The research potential of the group is increased by the number of possible sites available for investigation within a small geographic area

The place possesses uncommon, rare or endangered aspects of the cultural or natural history of New South Wales.

The Windmill Hill Group has state rarity significance as an unusual surviving group of early to mid-nineteenth century farm building ruins, plantings and archaeological remains in a largely intact rural landscape. When viewed from below the ridgeline the group maintains its historic setting with few modern visual intrusions. This is extremely unusual in the Cumberland Plain. While there are a number of other surviving farms from this period in the Cumberland Plain region, many from grants made by Governor Macquarie, the number of farms within the group is also unusual as many early landscapes of this nature have been subdivided. The relatively intact relationship of the four farms within their landscape setting adds to the rarity of the group as does the fact they are from middle level farming activity. Many of the other surviving early colonial homesteads are larger properties by notable architects or with connections to the landed gentry and are single farm sites.
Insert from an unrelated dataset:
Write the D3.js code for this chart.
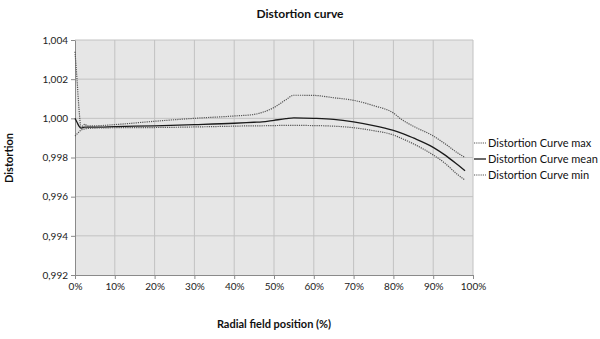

The Pinups radiate at Middle Farm, which appears to be up to 130 years old, is a rare surviving, early example of its kind in NSW. The stone dam may be a particularly early and rare example of a domestic water supply from the early nineteenth century.

The ruin of the granary building at North Farm is unusual in that it appears to have a loophole or gun slit in the remaining section of the western wall. Although this can't be proven, if it is evidence of a fortified agricultural building this would be rare in a State context.

The place is important in demonstrating the principal characteristics of a class of cultural or natural places/environments in New South Wales.

The differing construction techniques utilised for the various buildings and ruins are good representative examples of other similar vernacular structures from the early nineteenth century and reflect the "make do" nature of the early settlers.